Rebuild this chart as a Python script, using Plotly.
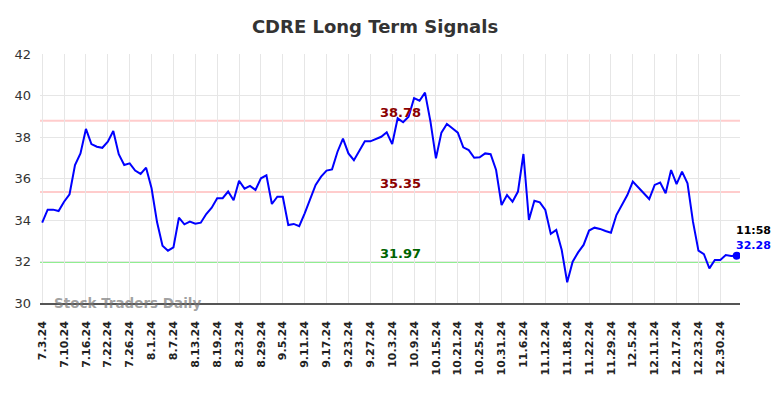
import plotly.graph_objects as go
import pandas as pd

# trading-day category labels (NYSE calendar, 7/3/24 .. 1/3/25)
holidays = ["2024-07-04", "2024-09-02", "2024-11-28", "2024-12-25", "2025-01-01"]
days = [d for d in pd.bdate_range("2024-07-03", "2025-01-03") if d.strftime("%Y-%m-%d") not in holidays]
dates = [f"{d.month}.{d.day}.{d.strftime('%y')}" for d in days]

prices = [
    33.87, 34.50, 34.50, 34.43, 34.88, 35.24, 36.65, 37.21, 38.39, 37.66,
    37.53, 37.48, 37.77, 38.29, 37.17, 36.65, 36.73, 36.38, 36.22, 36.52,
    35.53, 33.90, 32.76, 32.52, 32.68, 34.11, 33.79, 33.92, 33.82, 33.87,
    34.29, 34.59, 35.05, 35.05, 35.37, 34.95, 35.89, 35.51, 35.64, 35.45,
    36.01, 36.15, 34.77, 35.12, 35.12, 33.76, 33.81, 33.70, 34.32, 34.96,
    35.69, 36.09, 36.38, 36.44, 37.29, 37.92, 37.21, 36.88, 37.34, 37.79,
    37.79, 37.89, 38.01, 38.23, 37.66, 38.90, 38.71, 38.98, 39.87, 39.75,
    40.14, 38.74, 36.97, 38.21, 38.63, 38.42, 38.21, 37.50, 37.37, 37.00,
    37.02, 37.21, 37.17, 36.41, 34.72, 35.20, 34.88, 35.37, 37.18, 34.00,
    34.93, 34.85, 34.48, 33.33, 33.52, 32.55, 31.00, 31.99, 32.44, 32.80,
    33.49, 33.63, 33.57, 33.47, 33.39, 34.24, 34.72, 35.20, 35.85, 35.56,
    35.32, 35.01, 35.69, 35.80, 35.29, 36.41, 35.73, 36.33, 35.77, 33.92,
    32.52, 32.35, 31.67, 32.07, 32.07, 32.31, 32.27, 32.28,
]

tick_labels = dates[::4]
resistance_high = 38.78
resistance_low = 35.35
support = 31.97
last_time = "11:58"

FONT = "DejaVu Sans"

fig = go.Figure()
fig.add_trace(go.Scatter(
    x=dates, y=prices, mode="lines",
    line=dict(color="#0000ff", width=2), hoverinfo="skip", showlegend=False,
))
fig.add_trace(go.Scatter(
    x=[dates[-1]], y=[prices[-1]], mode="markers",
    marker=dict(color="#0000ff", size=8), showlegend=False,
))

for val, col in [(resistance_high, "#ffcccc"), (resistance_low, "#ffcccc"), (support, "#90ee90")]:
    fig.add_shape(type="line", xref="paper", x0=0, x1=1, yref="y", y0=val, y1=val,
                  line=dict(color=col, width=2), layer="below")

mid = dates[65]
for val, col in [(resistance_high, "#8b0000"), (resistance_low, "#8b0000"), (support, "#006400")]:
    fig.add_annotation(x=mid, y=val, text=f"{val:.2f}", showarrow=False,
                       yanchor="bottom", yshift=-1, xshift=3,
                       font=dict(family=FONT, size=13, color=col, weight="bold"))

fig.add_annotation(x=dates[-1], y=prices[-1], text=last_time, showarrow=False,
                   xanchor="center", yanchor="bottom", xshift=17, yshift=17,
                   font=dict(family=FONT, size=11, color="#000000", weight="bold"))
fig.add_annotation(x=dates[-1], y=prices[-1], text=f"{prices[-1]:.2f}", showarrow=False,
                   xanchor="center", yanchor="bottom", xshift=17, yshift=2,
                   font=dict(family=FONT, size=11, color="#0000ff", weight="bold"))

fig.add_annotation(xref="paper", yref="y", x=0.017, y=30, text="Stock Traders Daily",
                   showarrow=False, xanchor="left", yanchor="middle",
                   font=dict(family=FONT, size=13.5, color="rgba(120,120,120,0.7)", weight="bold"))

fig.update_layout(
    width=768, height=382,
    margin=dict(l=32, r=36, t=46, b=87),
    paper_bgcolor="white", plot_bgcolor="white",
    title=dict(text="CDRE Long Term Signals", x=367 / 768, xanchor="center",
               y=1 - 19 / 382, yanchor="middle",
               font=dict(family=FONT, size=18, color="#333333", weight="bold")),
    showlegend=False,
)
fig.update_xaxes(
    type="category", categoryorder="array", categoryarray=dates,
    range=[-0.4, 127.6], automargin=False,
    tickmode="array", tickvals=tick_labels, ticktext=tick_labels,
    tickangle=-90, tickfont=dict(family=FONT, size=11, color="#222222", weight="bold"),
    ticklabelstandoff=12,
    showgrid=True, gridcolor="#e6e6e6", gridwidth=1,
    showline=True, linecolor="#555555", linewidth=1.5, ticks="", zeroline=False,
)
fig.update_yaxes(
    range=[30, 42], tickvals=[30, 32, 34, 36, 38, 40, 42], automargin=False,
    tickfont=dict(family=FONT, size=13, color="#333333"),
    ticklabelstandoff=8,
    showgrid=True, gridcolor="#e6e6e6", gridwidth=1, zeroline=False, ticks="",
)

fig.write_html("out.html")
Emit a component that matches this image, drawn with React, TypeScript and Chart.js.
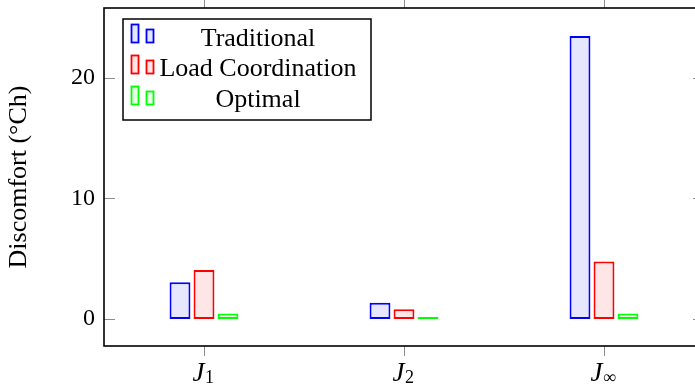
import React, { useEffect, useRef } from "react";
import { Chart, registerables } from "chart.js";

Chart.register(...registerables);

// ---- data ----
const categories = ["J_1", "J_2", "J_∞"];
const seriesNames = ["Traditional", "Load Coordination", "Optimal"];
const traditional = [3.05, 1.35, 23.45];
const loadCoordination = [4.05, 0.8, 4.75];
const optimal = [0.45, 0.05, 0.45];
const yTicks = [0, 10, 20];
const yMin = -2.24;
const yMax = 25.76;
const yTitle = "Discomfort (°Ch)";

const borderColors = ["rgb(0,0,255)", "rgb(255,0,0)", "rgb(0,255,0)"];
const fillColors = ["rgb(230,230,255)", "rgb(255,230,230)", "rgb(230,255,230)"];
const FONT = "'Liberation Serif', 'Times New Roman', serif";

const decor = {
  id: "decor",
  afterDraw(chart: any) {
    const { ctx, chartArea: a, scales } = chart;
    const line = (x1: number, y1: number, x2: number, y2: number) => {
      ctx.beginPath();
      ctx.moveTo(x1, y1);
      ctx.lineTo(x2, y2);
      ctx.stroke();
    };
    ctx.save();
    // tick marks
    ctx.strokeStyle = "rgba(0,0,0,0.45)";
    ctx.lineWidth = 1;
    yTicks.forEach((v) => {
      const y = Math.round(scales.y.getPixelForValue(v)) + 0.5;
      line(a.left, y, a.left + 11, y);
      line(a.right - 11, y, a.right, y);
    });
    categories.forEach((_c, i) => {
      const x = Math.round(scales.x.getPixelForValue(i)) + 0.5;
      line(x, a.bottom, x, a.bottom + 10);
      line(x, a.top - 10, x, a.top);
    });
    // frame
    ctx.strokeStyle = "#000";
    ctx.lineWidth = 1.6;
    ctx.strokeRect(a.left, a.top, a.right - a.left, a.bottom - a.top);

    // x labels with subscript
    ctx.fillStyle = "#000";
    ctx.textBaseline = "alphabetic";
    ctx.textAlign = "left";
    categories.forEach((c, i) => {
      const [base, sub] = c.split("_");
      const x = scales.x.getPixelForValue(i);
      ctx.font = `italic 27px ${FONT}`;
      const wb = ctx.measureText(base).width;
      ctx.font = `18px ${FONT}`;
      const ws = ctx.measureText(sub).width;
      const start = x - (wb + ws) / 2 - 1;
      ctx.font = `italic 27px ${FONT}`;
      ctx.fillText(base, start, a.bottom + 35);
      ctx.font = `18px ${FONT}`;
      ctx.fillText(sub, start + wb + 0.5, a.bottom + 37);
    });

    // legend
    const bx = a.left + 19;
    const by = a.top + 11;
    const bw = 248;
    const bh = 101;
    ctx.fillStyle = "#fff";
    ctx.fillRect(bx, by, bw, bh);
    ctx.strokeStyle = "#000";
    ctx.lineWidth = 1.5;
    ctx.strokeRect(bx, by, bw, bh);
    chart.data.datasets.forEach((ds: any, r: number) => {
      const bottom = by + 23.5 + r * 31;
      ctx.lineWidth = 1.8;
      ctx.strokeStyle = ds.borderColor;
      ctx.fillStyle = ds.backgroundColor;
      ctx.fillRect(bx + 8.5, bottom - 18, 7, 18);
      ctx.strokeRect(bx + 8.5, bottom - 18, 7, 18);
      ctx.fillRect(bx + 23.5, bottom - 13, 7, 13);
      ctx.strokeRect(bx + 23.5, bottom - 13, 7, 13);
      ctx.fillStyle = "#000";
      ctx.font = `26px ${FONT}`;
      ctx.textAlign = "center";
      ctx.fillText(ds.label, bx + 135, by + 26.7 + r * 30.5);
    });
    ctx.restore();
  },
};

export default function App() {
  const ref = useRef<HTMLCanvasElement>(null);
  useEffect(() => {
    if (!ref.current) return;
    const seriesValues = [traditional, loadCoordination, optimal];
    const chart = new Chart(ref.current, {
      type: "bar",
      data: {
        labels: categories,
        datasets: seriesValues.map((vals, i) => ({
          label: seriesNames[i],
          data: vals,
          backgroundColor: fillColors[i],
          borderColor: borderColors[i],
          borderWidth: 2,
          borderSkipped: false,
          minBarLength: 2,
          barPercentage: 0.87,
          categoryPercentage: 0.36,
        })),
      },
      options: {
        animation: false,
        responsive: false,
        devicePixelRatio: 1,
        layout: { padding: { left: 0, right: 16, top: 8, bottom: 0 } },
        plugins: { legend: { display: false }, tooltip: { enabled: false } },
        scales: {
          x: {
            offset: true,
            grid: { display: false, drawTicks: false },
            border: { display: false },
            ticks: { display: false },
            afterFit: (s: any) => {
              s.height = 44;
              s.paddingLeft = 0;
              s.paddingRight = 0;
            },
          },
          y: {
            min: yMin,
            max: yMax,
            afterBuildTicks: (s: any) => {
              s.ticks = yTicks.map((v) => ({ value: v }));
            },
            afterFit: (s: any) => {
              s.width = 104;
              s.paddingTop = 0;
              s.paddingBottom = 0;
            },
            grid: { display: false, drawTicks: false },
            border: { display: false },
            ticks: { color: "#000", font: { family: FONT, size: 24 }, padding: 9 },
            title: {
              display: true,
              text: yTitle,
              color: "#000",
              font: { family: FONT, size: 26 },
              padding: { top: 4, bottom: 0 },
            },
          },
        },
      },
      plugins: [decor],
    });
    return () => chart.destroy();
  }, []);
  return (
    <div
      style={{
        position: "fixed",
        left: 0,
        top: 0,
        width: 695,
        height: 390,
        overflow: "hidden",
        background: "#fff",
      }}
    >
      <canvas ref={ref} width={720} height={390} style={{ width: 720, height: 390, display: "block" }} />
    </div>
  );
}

[Stated problem]
Beginning with the first line of the records above, extract each line exactly through the line that holds "for d in days]", both ends included. Omit pictures.

[Result of this exercise]
Rebuild this chart as a Python script, using Plotly.
import plotly.graph_objects as go
import pandas as pd

# trading-day category labels (NYSE calendar, 7/3/24 .. 1/3/25)
holidays = ["2024-07-04", "2024-09-02", "2024-11-28", "2024-12-25", "2025-01-01"]
days = [d for d in pd.bdate_range("2024-07-03", "2025-01-03") if d.strftime("%Y-%m-%d") not in holidays]
dates = [f"{d.month}.{d.day}.{d.strftime('%y')}" for d in days]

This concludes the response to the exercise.